»»

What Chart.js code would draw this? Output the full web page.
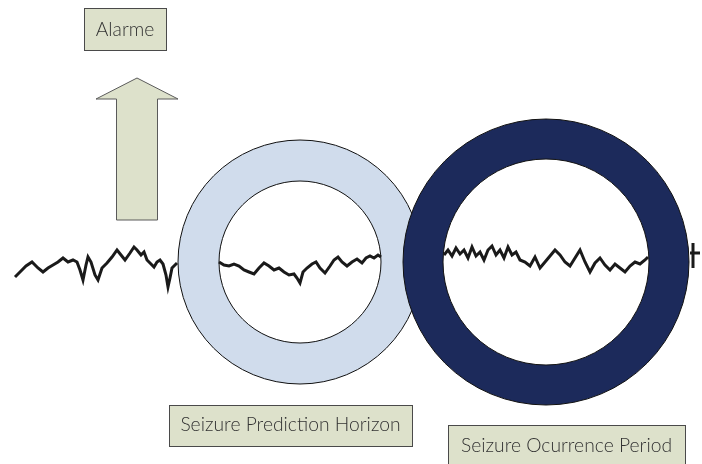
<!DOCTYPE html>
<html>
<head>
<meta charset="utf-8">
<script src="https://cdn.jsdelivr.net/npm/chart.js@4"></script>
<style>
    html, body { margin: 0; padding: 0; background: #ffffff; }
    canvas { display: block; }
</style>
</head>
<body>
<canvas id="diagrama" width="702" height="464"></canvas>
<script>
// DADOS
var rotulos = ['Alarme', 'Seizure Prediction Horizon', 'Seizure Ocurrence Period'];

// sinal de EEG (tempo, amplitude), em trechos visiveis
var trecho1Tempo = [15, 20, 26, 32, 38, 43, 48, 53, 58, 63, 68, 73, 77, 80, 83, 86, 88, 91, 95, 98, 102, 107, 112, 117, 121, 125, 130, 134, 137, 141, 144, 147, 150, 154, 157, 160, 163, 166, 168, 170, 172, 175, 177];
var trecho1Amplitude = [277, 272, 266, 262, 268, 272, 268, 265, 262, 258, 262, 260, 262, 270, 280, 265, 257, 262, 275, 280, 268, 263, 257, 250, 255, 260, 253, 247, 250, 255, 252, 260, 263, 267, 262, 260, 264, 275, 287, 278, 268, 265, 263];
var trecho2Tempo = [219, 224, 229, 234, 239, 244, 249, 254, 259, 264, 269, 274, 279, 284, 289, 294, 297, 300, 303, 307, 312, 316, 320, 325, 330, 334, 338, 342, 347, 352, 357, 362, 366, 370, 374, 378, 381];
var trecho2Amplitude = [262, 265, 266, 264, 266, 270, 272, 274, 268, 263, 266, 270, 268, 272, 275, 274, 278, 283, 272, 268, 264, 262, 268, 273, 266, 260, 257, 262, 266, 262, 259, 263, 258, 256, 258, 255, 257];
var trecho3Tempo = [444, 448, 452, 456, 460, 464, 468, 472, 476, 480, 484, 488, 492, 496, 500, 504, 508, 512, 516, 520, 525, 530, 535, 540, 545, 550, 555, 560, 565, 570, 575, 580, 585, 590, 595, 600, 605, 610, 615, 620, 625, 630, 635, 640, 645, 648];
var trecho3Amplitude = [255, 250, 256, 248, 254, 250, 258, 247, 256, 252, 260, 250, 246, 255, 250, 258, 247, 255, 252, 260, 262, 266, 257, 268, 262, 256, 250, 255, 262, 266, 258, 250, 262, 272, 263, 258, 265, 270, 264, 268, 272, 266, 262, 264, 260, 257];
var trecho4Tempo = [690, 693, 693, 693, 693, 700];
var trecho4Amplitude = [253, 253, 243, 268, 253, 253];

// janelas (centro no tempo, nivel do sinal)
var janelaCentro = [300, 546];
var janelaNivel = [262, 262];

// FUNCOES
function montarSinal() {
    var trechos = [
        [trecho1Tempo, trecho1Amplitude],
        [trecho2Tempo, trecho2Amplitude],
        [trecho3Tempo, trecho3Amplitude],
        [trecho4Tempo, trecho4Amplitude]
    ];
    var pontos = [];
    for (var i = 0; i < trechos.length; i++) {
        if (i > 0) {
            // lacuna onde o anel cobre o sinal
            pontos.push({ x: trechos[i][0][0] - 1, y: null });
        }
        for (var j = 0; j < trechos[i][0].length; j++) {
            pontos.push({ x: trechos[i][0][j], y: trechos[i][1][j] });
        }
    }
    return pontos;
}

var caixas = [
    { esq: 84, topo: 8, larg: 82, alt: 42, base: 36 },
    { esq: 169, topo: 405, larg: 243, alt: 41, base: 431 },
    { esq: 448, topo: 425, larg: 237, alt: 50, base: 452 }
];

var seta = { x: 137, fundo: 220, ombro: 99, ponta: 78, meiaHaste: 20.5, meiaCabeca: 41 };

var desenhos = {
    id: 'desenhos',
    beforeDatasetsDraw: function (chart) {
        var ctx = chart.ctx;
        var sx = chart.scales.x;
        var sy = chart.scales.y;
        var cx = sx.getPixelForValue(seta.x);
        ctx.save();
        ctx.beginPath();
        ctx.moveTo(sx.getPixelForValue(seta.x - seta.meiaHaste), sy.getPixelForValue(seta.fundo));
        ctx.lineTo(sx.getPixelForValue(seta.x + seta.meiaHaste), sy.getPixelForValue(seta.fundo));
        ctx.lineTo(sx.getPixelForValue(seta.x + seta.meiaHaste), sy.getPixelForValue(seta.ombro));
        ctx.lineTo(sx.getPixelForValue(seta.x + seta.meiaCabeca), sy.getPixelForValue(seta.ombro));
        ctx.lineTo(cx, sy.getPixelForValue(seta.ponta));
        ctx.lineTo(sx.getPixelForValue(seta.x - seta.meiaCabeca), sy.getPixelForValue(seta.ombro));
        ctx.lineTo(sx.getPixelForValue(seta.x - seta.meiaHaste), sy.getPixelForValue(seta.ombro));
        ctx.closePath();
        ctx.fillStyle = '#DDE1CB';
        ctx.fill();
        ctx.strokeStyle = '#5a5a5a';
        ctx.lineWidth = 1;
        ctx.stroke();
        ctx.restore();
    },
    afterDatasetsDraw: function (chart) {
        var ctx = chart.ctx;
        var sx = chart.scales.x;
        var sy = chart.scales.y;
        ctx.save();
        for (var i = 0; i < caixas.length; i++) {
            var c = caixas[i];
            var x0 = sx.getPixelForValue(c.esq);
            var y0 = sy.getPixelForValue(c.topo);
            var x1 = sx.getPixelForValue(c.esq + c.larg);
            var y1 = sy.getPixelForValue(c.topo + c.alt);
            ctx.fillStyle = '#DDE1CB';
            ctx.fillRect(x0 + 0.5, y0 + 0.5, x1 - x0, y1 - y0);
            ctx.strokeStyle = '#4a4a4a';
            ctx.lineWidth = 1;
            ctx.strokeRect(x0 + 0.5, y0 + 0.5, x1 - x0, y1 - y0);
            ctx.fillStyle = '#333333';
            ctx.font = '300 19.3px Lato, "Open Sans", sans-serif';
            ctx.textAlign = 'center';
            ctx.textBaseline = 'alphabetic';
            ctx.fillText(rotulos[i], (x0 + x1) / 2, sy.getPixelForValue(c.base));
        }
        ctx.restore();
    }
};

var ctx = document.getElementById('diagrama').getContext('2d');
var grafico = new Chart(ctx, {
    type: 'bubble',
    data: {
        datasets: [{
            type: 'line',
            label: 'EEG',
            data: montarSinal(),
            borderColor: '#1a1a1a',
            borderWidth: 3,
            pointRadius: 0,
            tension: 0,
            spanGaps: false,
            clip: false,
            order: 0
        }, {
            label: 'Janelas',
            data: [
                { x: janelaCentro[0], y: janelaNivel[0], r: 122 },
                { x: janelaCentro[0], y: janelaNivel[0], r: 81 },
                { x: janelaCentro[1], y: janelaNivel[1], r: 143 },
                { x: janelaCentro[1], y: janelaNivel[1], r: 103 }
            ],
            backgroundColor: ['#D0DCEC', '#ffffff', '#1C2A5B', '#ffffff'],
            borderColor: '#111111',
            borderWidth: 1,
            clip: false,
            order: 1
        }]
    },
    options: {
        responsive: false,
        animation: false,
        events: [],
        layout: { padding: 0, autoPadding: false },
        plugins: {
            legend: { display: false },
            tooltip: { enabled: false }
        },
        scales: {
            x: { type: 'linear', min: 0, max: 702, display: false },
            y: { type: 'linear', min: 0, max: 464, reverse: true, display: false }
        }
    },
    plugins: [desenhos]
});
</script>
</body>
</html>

««

*WHAT THE EXERCISE ASKS:*
Up to and including the line with "var rotulos = ['Alarme', 'Seizure", copy the data above from its first line. Skip pictures.

*RESPONSE TO THE EXERCISE:*
What Chart.js code would draw this? Output the full web page.
<!DOCTYPE html>
<html>
<head>
<meta charset="utf-8">
<script src="https://cdn.jsdelivr.net/npm/chart.js@4"></script>
<style>
    html, body { margin: 0; padding: 0; background: #ffffff; }
    canvas { display: block; }
</style>
</head>
<body>
<canvas id="diagrama" width="702" height="464"></canvas>
<script>
// DADOS
var rotulos = ['Alarme', 'Seizure Prediction Horizon', 'Seizure Ocurrence Period'];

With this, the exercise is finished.